BLOOM organized different meetings and events where we could get in contact and engage with regional and local companies, policy makers and researchers about outreach activities that the project could do in order to promote the dissemination of bioeconomy and the Andalusian Circular Bioeconomy Strategy.

The workshop and the meetings include the participation of different stakeholders (researchers, policy makers and companies) that we have not been in contact with before, mainly from the agri-food, forest and olive sectors.


Have you been involved in the bioeconomy before? How has the engagement in the bioeconomy changed through BLOOM?

Yes, currently we are involved in two European projects to promote bioeconomy. We have also been part of the working group to define the Spanish Strategy of Bioeconomy and we promote the CLAMBER project. Thanks to BLOOM we had the chance to get in contact with more people and identified bioeconomy clusters that we can collaborate with.


Can you share a personal story on what kind of changes have been initiated through your involvement in BLOOM?

Thanks to our involvement in BLOOM we got in contact with very interesting people who have a lot of experience in bioeconomy such as Francisco J. Egea, Professor at the University of Almeria. We invited him to be one of our Advisory Board members of the Biobridges project and he is advising us about different challenges and possible solutions in the bioeconomy. He has developed research and communication activities in these fields and has written more than 60 scientific papers dealing with bioeconomy, food safety and agri-food.
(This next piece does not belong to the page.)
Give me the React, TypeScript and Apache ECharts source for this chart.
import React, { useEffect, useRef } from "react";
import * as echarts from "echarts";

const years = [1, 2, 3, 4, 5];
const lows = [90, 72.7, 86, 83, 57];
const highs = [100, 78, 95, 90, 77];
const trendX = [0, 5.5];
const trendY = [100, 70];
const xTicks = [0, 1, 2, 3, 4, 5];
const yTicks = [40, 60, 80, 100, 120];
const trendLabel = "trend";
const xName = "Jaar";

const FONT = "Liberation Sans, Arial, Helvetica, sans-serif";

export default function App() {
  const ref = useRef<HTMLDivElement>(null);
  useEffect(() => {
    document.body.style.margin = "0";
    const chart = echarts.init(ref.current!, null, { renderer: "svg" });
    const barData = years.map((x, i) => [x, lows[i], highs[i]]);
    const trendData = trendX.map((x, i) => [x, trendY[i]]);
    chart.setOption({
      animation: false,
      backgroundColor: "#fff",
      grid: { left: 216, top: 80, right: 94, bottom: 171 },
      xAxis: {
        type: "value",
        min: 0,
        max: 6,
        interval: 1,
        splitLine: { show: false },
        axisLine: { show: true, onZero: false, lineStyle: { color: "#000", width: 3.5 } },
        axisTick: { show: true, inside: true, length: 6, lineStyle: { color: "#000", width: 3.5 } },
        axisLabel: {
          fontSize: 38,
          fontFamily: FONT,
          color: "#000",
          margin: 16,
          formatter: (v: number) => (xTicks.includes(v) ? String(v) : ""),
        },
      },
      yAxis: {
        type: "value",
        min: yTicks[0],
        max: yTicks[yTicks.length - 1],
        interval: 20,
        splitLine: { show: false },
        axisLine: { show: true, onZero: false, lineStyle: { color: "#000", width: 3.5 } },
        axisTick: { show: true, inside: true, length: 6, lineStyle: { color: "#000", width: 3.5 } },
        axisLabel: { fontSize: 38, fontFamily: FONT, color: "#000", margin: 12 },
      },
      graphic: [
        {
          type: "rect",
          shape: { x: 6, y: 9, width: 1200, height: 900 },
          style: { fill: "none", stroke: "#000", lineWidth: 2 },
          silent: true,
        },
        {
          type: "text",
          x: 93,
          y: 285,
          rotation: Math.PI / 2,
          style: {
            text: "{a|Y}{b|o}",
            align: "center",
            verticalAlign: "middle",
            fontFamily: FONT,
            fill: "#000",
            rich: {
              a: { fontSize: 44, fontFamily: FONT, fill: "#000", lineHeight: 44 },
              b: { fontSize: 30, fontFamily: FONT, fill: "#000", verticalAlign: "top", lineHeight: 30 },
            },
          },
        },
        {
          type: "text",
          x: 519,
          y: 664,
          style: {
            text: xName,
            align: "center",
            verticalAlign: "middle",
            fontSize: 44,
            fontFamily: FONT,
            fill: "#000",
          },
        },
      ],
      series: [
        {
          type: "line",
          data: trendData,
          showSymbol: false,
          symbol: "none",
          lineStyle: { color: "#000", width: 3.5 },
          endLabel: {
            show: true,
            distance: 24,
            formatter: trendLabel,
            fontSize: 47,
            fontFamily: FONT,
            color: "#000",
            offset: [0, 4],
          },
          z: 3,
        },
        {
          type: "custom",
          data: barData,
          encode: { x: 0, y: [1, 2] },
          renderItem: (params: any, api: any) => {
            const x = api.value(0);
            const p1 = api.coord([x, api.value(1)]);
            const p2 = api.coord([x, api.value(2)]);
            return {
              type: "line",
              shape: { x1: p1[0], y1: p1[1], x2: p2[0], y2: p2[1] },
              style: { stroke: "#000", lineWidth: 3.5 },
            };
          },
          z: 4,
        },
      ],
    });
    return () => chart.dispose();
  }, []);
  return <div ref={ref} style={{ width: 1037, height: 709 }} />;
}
Also, we had the opportunity to get to know the company La Caña (Beatriz Molina), an innovation company in the fruit and vegetable sector that offers new products to the market promoting sustainability, the development of agriculture and adding both economic and social value to the environment. We use this company as a possible case study in the Biobridges project to be followed by other innovation companies.
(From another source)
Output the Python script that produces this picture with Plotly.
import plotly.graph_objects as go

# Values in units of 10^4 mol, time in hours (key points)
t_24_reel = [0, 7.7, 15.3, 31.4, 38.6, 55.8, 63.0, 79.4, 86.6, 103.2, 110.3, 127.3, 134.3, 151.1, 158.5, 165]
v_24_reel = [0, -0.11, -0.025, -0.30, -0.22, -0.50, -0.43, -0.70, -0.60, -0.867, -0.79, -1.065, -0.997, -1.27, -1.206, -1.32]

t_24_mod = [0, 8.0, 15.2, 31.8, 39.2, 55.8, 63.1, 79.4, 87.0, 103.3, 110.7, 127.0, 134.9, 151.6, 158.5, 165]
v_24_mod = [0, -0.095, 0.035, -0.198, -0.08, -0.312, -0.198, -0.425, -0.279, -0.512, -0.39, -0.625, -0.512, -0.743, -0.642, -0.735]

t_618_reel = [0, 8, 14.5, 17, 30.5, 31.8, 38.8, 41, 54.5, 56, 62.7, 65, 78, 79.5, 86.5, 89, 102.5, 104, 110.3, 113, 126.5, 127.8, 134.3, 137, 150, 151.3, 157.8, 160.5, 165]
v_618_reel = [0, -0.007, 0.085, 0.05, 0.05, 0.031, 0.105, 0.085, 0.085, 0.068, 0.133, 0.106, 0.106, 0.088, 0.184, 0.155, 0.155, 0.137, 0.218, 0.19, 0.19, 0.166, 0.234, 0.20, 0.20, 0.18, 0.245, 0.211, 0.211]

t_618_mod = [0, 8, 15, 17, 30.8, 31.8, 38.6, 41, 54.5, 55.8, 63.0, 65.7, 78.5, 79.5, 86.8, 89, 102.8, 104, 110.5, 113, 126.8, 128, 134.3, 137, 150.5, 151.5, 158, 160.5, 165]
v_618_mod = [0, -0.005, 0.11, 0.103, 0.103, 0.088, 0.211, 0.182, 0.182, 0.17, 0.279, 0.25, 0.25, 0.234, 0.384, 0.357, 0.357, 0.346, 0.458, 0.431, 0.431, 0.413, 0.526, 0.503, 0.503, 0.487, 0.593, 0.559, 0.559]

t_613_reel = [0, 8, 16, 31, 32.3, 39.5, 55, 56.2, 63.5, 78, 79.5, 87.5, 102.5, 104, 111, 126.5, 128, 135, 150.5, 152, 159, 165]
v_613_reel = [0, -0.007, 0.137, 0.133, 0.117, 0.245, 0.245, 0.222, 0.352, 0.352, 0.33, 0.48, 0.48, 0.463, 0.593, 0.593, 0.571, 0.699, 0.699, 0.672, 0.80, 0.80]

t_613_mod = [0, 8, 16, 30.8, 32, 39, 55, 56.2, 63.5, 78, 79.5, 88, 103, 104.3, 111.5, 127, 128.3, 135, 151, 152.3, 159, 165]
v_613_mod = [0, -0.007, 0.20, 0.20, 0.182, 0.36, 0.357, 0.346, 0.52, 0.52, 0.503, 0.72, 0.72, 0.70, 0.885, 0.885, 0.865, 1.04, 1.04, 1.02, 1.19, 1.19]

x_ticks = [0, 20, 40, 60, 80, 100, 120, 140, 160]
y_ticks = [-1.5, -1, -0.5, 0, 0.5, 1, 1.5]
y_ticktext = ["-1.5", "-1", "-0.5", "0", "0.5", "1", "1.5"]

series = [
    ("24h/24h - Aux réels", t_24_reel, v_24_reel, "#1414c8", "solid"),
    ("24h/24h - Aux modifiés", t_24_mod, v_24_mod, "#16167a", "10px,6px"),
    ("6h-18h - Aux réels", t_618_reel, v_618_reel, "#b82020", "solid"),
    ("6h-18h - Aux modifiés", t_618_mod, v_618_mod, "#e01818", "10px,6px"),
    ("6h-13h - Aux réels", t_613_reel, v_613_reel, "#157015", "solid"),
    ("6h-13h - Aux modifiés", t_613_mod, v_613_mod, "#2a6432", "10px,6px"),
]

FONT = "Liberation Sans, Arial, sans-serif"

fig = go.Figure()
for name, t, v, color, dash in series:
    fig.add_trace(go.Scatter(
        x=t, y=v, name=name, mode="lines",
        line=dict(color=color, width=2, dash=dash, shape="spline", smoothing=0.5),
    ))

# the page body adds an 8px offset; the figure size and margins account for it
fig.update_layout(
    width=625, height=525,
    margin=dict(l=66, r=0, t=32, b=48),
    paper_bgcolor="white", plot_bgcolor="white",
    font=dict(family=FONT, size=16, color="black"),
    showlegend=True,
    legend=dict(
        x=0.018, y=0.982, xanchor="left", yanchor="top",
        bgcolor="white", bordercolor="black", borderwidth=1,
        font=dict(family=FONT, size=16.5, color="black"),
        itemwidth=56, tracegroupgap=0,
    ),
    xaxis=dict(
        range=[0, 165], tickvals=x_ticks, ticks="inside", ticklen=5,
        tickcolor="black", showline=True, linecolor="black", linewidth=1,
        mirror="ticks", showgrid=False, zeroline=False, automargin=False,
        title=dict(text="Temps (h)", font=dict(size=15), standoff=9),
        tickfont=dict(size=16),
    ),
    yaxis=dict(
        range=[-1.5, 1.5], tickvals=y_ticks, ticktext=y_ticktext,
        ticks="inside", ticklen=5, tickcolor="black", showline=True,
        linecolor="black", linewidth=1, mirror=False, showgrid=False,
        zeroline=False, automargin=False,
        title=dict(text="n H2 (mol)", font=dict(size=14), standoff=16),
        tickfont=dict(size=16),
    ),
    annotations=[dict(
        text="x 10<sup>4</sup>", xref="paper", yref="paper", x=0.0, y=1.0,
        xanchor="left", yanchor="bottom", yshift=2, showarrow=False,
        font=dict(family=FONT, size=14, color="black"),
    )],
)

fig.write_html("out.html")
Through our involvement in BLOOM, we also met some policy makers of the Andalusian government who explained their circular bioeconomy plan and how to replicate the model in other autonomous communities in Spain.

To summarize, through our involvement in the BLOOM project we have been able to expand our contacts in the bioeconomy, get in contact with people who advise us about bioeconomy challenges, get to know innovative companies that we can use as case studies on bioeconomy success stories, stay informed on the Andalusian Circular Bioeconomy Strategy and collaborate in the preparation and hosting of workshops on bioeconomy.


How do you think the implementation of the bioeconomy should evolve?

Society is getting more and more aware of the need for a change in the economic model due to the environmental crisis that is taking place. As a result, people are increasingly demanding environmentally-friendly products, which is why it is so important to learn and develop different kinds of ways of how to take advantage of all the resources that can be obtained from what is currently considered as “waste”, as a resource for a more sustainable production of a variety of products. Companies, brands and researchers are already more conscious of this possibility, but there is still a long way to go: we need policies that help and incentivize the transition to the bioeconomy. A circular bioeconomy proposes a comprehensive approach to address the ecological, energy and food supply challenges that Europe and the world currently face.